By the fall of 1976, Wonder was ready. He had completed a double LP and bonus EP bursting at the seams with musical innovation. Songs in the Key of Life was a groundbreaking blend of funk, soul, pop and jazz, seasoned with cutting-edge technology. Amazingly, this bumper crop of forward-looking musical brilliance had its grand debut in the pastoral paradise of Long View Farm in rural North Brookfield, Massachusetts.

But that was just the final step in a long journey. The world press met in the lobby of Manhattan’s elegant Essex House on September 7th, 1976, at 7:30 a.m. There they gulped down a quick complimentary breakfast before being ushered onto three buses that drove them to Kennedy International Airport – but not before passing through Times Square for a peak at the $75,000, 60-by-400-foot billboard that had trumpeted the album for the past four months. Soon they were airborne in a chartered DC-9, well stocked with champagne and appetizers. Once the plane touched down at a small airport in Worcester, Massachusetts, the journalists were loaded onto a fleet of school buses for a short ride to the listening party.

Long View Farm was a 143-acre equestrian ground that had recently been renovated to include a world-class studio (used by the Rolling Stones, Cat Stevens, Aerosmith and the J. Geils Band, among many others). Guests were treated to hearty meals of roast beef, pie and more champagne while waiting for Wonder to make his entrance.
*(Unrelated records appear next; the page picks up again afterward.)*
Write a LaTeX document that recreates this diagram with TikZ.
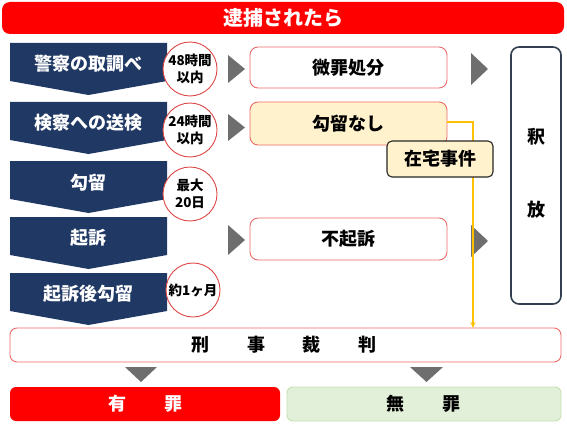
\documentclass[tikz,border=0pt]{standalone}
\usepackage{fontspec}
\setmainfont{Noto Sans CJK JP}
\usetikzlibrary{arrows.meta}
\definecolor{navy}{HTML}{1F3864}
\definecolor{bannerred}{HTML}{FF0000}
\definecolor{boxred}{HTML}{EE6A6A}
\definecolor{circred}{HTML}{E04848}
\definecolor{trigray}{HTML}{6E6E6E}
\definecolor{gold}{HTML}{FFC000}
\definecolor{lightyellow}{HTML}{FFF2CC}
\definecolor{lightgreen}{HTML}{E2F0D9}
\definecolor{greenline}{HTML}{C5E0B4}
\definecolor{slate}{HTML}{333F50}
\tikzset{
  chev/.style={fill=navy, draw=none},
  chevtext/.style={text=white, font=\fontsize{18}{21}\selectfont\bfseries, inner sep=0pt},
  timecirc/.style={circle, draw=circred, line width=0.9pt, fill=white, minimum size=54pt, inner sep=0pt, align=center, font=\fontsize{13.5}{16.5}\selectfont\bfseries},
  tri/.style={fill=trigray, draw=none},
  outbox/.style={draw=boxred, line width=0.9pt, rounded corners=8pt, minimum width=197pt, font=\fontsize{18}{21}\selectfont\bfseries, inner sep=0pt},
  bigtext/.style={font=\fontsize{18}{21}\selectfont\bfseries, inner sep=0pt},
}
\begin{document}
\begin{tikzpicture}[x=1pt,y=-1pt]
\useasboundingbox (0,0) rectangle (567,425);
% title banner
\node[fill=bannerred, rounded corners=8pt, minimum width=562pt, minimum height=32pt, inner sep=0pt,
      text=white, font=\fontsize{20}{24}\selectfont\bfseries] (title) at (283,18) {逮捕されたら};
% chevrons
\foreach \t/\name in {43/k1,102/k2,161/k3,217/k4,273/k5}{
  \fill[chev] (10,\t) -- (167,\t) -- (167,\t+38) -- (88.5,\t+52) -- (10,\t+38) -- cycle;
}
\node[chevtext] (n1) at (88.5,64) {警察の取調べ};
\node[chevtext] (n2) at (88.5,123) {検察への送検};
\node[chevtext] (n3) at (88.5,183) {勾留};
\node[chevtext] (n4) at (88.5,238) {起訴};
\node[chevtext] (n5) at (88.5,294) {起訴後勾留};
% circles
\node[timecirc] (c1) at (190,69) {48時間\\以内};
\node[timecirc] (c2) at (190,130) {24時間\\以内};
\node[timecirc] (c3) at (190,194) {最大\\20日};
\node[timecirc] (c5) at (193,290) {約1ヶ月};
% left triangles
\fill[tri] (228,55) -- (245,69) -- (228,83) -- cycle;
\fill[tri] (228,114) -- (245,127.5) -- (228,141) -- cycle;
\fill[tri] (228,225) -- (245,240) -- (228,255) -- cycle;
% right triangles
\fill[tri] (471,53) -- (488,69) -- (471,85) -- cycle;
\fill[tri] (471,225) -- (488,241) -- (471,257) -- cycle;
% outcome boxes
\node[outbox, fill=white, minimum height=41pt] (b1) at (348.5,67.5) {微罪処分};
\node[outbox, fill=lightyellow, minimum height=43pt] (b2) at (348.5,123.5) {勾留なし};
\node[outbox, fill=white, minimum height=42pt] (b3) at (348.5,239) {不起訴};
% trial box
\node[draw=boxred, line width=0.9pt, rounded corners=7pt, fill=white, minimum width=551pt, minimum height=34pt, inner sep=0pt] (trial) at (285.5,345) {};
\node[bigtext] (tt) at (284,345) {刑\hspace{38pt}事\hspace{38pt}裁\hspace{38pt}判};
% yellow connector
\coordinate (yl) at (473,328);
\draw[gold, line width=1.2pt, -{Stealth[length=6pt,width=5pt]}] (b2.east |- 0,122) -| (yl);
% zaitaku
\node[draw=black!85, line width=1.1pt, rounded corners=5pt, fill=lightyellow, minimum width=106pt, minimum height=36pt, inner sep=0pt, font=\fontsize{18}{21}\selectfont\bfseries] (zt) at (440,159) {在宅事件};
% release box
\node[draw=slate, line width=1.6pt, rounded corners=8pt, fill=white, minimum width=50pt, minimum height=257pt, inner sep=0pt] (rel) at (536,175.5) {};
\node[bigtext] (r1) at (536,137) {釈};
\node[bigtext] (r2) at (536,210) {放};
% down triangles
\fill[tri] (125,367) -- (157,367) -- (141,382) -- cycle;
\fill[tri] (410,367) -- (443,367) -- (426.5,382) -- cycle;
% verdict boxes
\node[fill=bannerred, rounded corners=6pt, minimum width=270pt, minimum height=34pt, inner sep=0pt] (guilty) at (145,404) {};
\node[bigtext, text=white] (gt) at (145,404) {有\hspace{38pt}罪};
\node[fill=lightgreen, draw=greenline, line width=0.9pt, rounded corners=6pt, minimum width=274pt, minimum height=34pt, inner sep=0pt] (ng) at (424,404) {};
\node[bigtext] (nt) at (423,404) {無\hspace{38pt}罪};
\end{tikzpicture}
\end{document}
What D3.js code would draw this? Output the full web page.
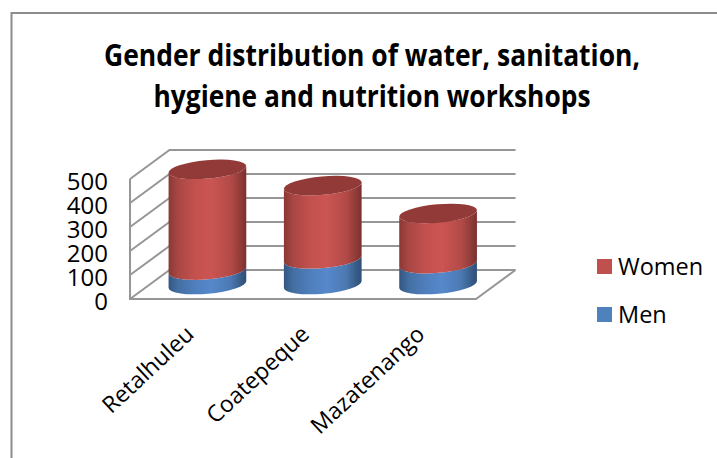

He arrived resplendent in a gaudy cowboy get-up, complete with 10-gallon hat, leather fringe and a gun holster emblazoned with the words “Number One With A Bullet.” The whole gala cost Motown upwards of $30,000.

“Let’s pop what’s poppin’,” he announced as he hit play on the reel-to-reel tape machine, unleashing the music that had been gestating in the studio – and his soul – for so long.

Wonder’s opus popped immediately to the top of the charts. It became the third album in history to debut at Number One, remaining there for 14 weeks. It also earned him four Grammys, which he accepted via satellite while he was visiting Nigeria to explore his musical heritage. The experience was only slightly marred by a poor connection signal, prompting presenter Andy Williams to clumsily inquire, “Stevie, can you see us?”

Four decades have failed to dull the album’s power and awe-inspiring scope. It’s been cited as a favorite by figures like Prince, Whitney Houston, Michael Jackson, Mariah Carey – and Wonder himself.  “Of all the albums, Songs in the Key of Life I’m most happy about,” he told Q magazine in 1995. “Just the time, being alive then. To be a father and then letting go and letting God give me the energy and strength I needed.”